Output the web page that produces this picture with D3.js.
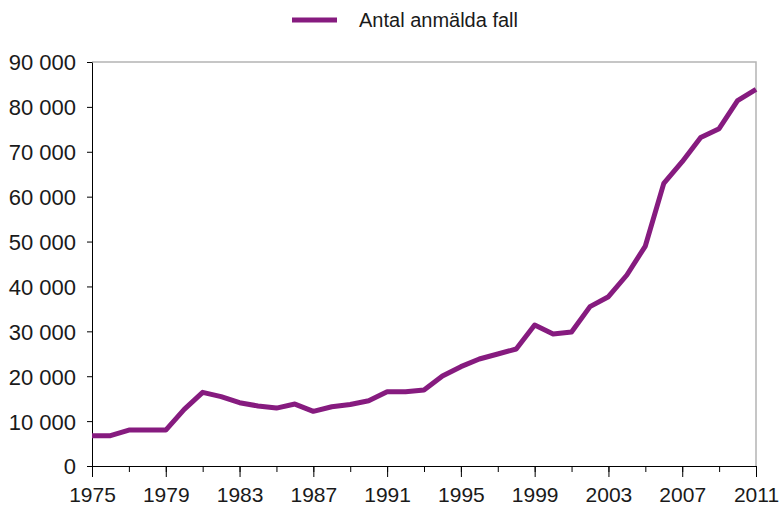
<!DOCTYPE html>
<meta charset='utf-8'>
<style>
  body { margin:0; background:#fff; }
  text { font-family:'Liberation Sans', Arial, sans-serif; fill:#1a1a1a; }
  .frame { fill:none; stroke:#b4b4b4; stroke-width:1.5px; }
  .axis path, .axis line { stroke:#000; stroke-width:1px; }
</style>
<body>
  <script src='https://d3js.org/d3.v7.min.js' charset='utf-8'></script>
  <script>
    var width = 779;
    var height = 508;

    // data ---------------------------------------------------------------
    var years = d3.range(1975, 2012);
    var cases = [
      6750, 6750, 8000, 8000, 8000, 12600, 16400, 15450, 14100, 13370,
      12900, 13800, 12180, 13200, 13700, 14550, 16550, 16550, 16930, 20050,
      22130, 23840, 24950, 26060, 31410, 29400, 29850, 35500, 37720, 42550,
      49000, 62970, 67800, 73200, 75150, 81400, 83900
    ];
    var yTicks = [0, 10000, 20000, 30000, 40000, 50000, 60000, 70000, 80000, 90000];
    var xMajor = [1975, 1979, 1983, 1987, 1991, 1995, 1999, 2003, 2007, 2011];
    var xMinor = d3.range(1975, 2012, 2);
    var seriesName = 'Antal anmälda fall';

    var svg = d3.select('body').append('svg')
      .attr('width', width)
      .attr('height', height);

    var x = d3.scaleLinear().domain([1975, 2011]).range([92, 756]);
    var y = d3.scaleLinear().domain([0, 90000]).range([466, 62]);

    var locale = d3.formatLocale({decimal:',', thousands:' ', grouping:[3], currency:['', '']});
    var fmt = locale.format(',');

    // frame (top and right) ------------------------------------------------
    svg.append('path')
      .attr('class', 'frame')
      .attr('d', 'M' + x(1975) + ',' + y(90000) + 'H' + x(2011) + 'V' + y(0));

    // axes ---------------------------------------------------------------
    var yAxis = svg.append('g')
      .attr('class', 'axis')
      .attr('transform', 'translate(' + x(1975) + ',0)')
      .call(d3.axisLeft(y).tickValues(yTicks).tickSize(5).tickPadding(11).tickFormat(fmt).tickSizeOuter(0));
    yAxis.selectAll('text').style('font-size', '22px').attr('dy', '0.36em');

    svg.append('g')
      .attr('class', 'axis')
      .attr('transform', 'translate(0,' + y(0) + ')')
      .call(d3.axisBottom(x).tickValues(xMinor).tickSize(6).tickFormat('').tickSizeOuter(0));

    var xAxis = svg.append('g')
      .attr('class', 'axis')
      .attr('transform', 'translate(0,' + y(0) + ')')
      .call(d3.axisBottom(x).tickValues(xMajor).tickSize(11).tickFormat(d3.format('d')).tickSizeOuter(0));
    xAxis.selectAll('text').style('font-size', '21px').attr('y', 21);

    // line ---------------------------------------------------------------
    var line = d3.line()
      .x(function(d, i) { return x(years[i]); })
      .y(function(d) { return y(d); });

    svg.append('path')
      .datum(cases)
      .attr('fill', 'none')
      .attr('stroke', '#861b7f')
      .attr('stroke-width', 5)
      .attr('stroke-linejoin', 'round')
      .attr('d', line);

    // legend -------------------------------------------------------------
    var legend = svg.append('g');
    legend.append('line')
      .attr('x1', 292).attr('x2', 337)
      .attr('y1', 20).attr('y2', 20)
      .attr('stroke', '#861b7f')
      .attr('stroke-width', 5);
    legend.append('text')
      .attr('x', 359).attr('y', 27)
      .style('font-size', '20px')
      .text(seriesName);
  </script>
</body>
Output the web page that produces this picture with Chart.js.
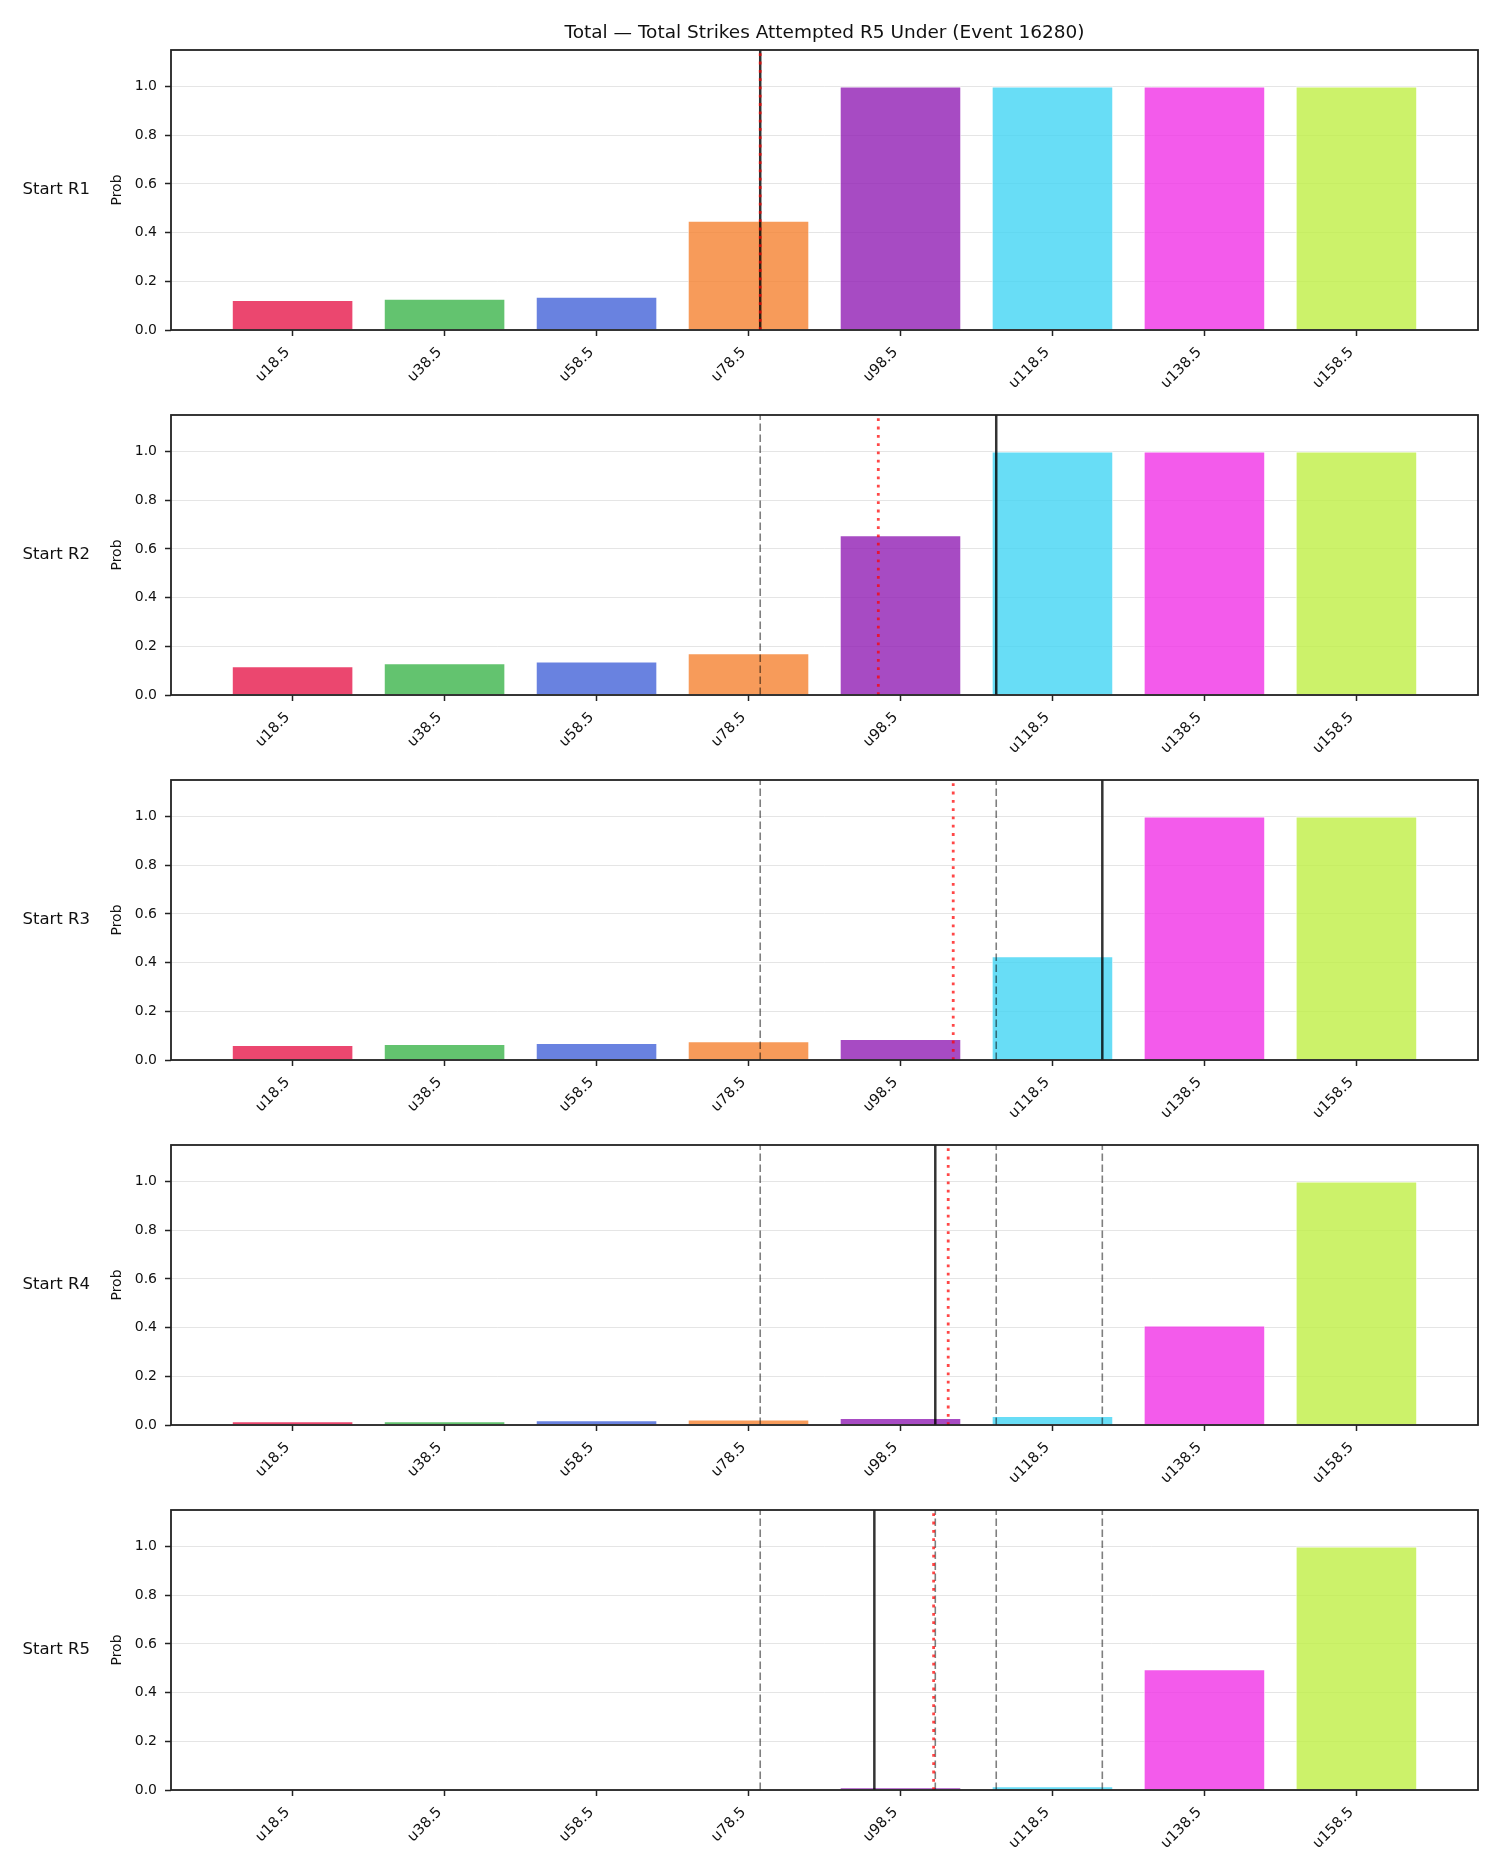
<!DOCTYPE html>
<html>
<head>
<meta charset="utf-8">
<script src="https://cdn.jsdelivr.net/npm/chart.js@4.4.1/dist/chart.umd.min.js"></script>
<style>
  body { margin: 0; background: #fff; }
  #wrap { position: relative; width: 1500px; height: 1875px; }
  #wrap canvas { position: absolute; left: 0; }
</style>
</head>
<body>
<div id="wrap"></div>
<script>
const TITLE = "Total — Total Strikes Attempted R5 Under (Event 16280)"
const categories = ["u18.5", "u38.5", "u58.5", "u78.5", "u98.5", "u118.5", "u138.5", "u158.5"]
const rowLabels = ["Start R1", "Start R2", "Start R3", "Start R4", "Start R5"]

// probability of each "under" line, one array per starting round
const probR1 = [0.123, 0.128, 0.137, 0.449, 1.0, 1.0, 1.0, 1.0]
const probR2 = [0.118, 0.130, 0.138, 0.171, 0.656, 1.0, 1.0, 1.0]
const probR3 = [0.062, 0.066, 0.070, 0.077, 0.086, 0.426, 1.0, 1.0]
const probR4 = [0.015, 0.015, 0.019, 0.023, 0.029, 0.037, 0.409, 1.0]
const probR5 = [0.0005, 0.0008, 0.002, 0.003, 0.011, 0.015, 0.496, 1.0]
const probs = [probR1, probR2, probR3, probR4, probR5]

// vertical markers, in category units
const projectedLine = [3.077, 4.630, 5.328, 4.229, 3.828]   // solid black
const marketLine = [3.077, 3.854, 4.347, 4.314, 4.218]      // red dotted
// earlier rounds' projections are shown dashed

const barColors = [
  "rgba(230,25,75,0.8)", "rgba(60,180,75,0.8)", "rgba(67,99,216,0.8)", "rgba(245,130,49,0.8)",
  "rgba(145,30,180,0.8)", "rgba(66,212,244,0.8)", "rgba(240,50,230,0.8)", "rgba(191,239,69,0.8)"
]

const Y_MAX = 1.15
const FONT = "DejaVu Sans"

const panelDecor = {
  id: "panelDecor",
  afterDraw(chart, args, opts){
    const {ctx, chartArea: a} = chart
    const midY = (a.top + a.bottom) / 2
    ctx.save()
    ctx.strokeStyle = "#222"
    ctx.lineWidth = 1.8
    ctx.strokeRect(a.left, a.top, a.right - a.left, a.bottom - a.top)

    ctx.fillStyle = "#111"
    ctx.textBaseline = "middle"
    ctx.font = `16.5px "${FONT}"`
    ctx.textAlign = "right"
    ctx.fillText(opts.row, 90, midY)

    if(opts.title){
      ctx.font = `18.5px "${FONT}"`
      ctx.textAlign = "center"
      ctx.fillText(opts.title, (a.left + a.right) / 2, 33)
    }

    ctx.font = `14px "${FONT}"`
    ctx.translate(117, midY)
    ctx.rotate(-Math.PI / 2)
    ctx.textAlign = "center"
    ctx.fillText("Prob", 0, 0)
    ctx.restore()
  }
}

function vline(x, color, width, dash, order){
  return {
    type: "line",
    data: [{x: x, y: 0}, {x: x, y: Y_MAX}],
    borderColor: color,
    borderWidth: width,
    borderDash: dash,
    pointRadius: 0,
    fill: false,
    order: order
  }
}

function makePanel(i){
  const wrap = document.querySelector("#wrap")
  const canvas = document.createElement("canvas")
  canvas.width = 1500
  canvas.height = 400
  canvas.style.top = `${i * 365}px`
  wrap.appendChild(canvas)

  const datasets = [{
    type: "bar",
    data: probs[i].map((v, k) => ({x: k, y: v})),
    backgroundColor: barColors,
    borderColor: "rgba(255,255,255,0.9)",
    borderWidth: 1,
    borderSkipped: "start",
    categoryPercentage: 1,
    barPercentage: 0.8,
    order: 10
  }]
  for(const x of projectedLine.slice(0, i)){
    datasets.push(vline(x, "rgba(0,0,0,0.5)", 1.6, [7.5, 3.5], 3))
  }
  datasets.push(vline(projectedLine[i], "rgba(0,0,0,0.8)", 2.5, [], 2))
  datasets.push(vline(marketLine[i], "rgba(255,0,0,0.72)", 2.8, [2.8, 5.5], 1))

  return new Chart(canvas, {
    type: "bar",
    data: {datasets: datasets},
    options: {
      responsive: false,
      animation: false,
      devicePixelRatio: 1,
      layout: {padding: {left: 0, right: 22, top: 50, bottom: 0}},
      plugins: {
        legend: {display: false},
        tooltip: {enabled: false},
        panelDecor: {row: rowLabels[i], title: i === 0 ? TITLE : null}
      },
      scales: {
        x: {
          type: "linear",
          min: -0.8,
          max: 7.8,
          offset: false,
          afterFit: s => { s.height = 70 },
          ticks: {
            stepSize: 1,
            includeBounds: false,
            autoSkip: false,
            minRotation: 45,
            maxRotation: 45,
            padding: 8,
            labelOffset: -5,
            color: "#111",
            font: {family: FONT, size: 14.5},
            callback: v => categories[v] ?? ""
          },
          grid: {drawOnChartArea: false, offset: false, tickLength: 6, tickColor: "#222", tickWidth: 1.5},
          border: {display: false}
        },
        y: {
          min: 0,
          max: Y_MAX,
          z: 1,
          afterFit: s => { s.width = 171 },
          ticks: {
            stepSize: 0.2,
            includeBounds: false,
            padding: 8,
            color: "#111",
            font: {family: FONT, size: 14},
            callback: v => v.toFixed(1)
          },
          grid: {color: "rgba(190,190,190,0.4)", lineWidth: 1, tickLength: 6, tickColor: "#222", tickWidth: 1.5},
          border: {display: false}
        }
      }
    },
    plugins: [panelDecor]
  })
}

for(let i = 0; i < probs.length; i++){
  makePanel(i)
}
</script>
</body>
</html>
* * * * *
## Task description
Extract lines where the string "page" occurs.

## Answer for this exercise
Output the web page that produces this picture with D3.js.
Output the web page that produces this picture with Chart.js.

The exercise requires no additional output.